Чепцову пришлось вступить в необъявленную войну с Рюминым: пришлось проводить отдельные допросы в одной из комнат военной коллегии, вне стен министерства госбезопасности. «Это было необходимо сделать и потому, что Рюмин был заинтересован в исходе дела и мешал объективному его рассмотрению, — писал Чепцов. — По поведению отдельных подсудимых можно было предполагать, что следователи в перерывах влияют на них. Рюмин установил подслушивание судей в их совещательной комнате, на ряд недоуменных наших вопросов к нему по поводу следствия он и его помощники явно говорили нам неправду».

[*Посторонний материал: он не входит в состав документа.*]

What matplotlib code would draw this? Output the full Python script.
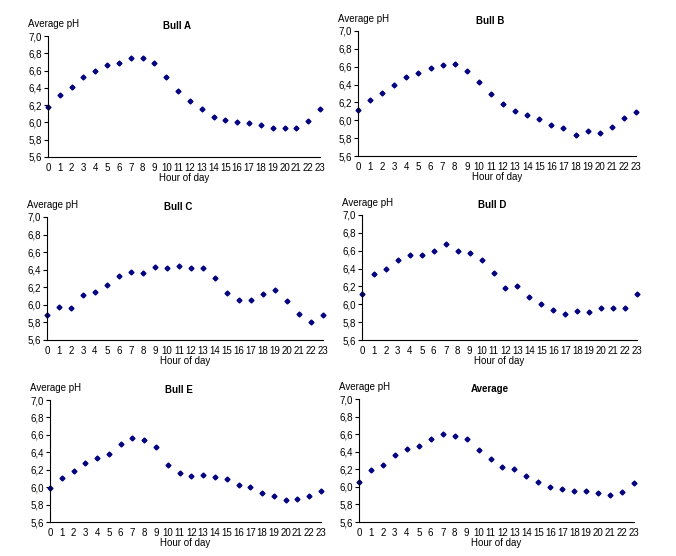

Главный судья подробно характеризует подсудимого Фефера, который «…на протяжении многих дней изобличал всех подсудимых в антисоветской деятельности», но под влиянием перекрестного судебного допроса «стал давать путаные, не внушающие доверия показания», а затем, как мы уже знаем, на закрытом заседании открыл суду, что он негласный сотрудник МГБ СССР. В докладной записке на имя Г. Жукова Чепцов спустя пять лет после процесса ошибся, указав, что закрытый допрос Ицика Фефера состоялся спустя месяц после начала процесса. Передо мной все тома стенограммы процесса, все его протоколы, в ни разу не нарушенной временной последовательности: закрытое заседание состоялось 6 июля, затем, по настоянию Фефера, оно повторилось 10 июля, вдогонку новым письменным сообщениям Фефера — страницам, писанным карандашом.
Это уточнение важно: решительный отказ Фефера от обвинительных показаний трех с половиной лет (не говоря о том, что предшествовало его аресту!) последовал не в начале и не в середине процесса, а под самый его конец, когда ложь оказалась слишком очевидна.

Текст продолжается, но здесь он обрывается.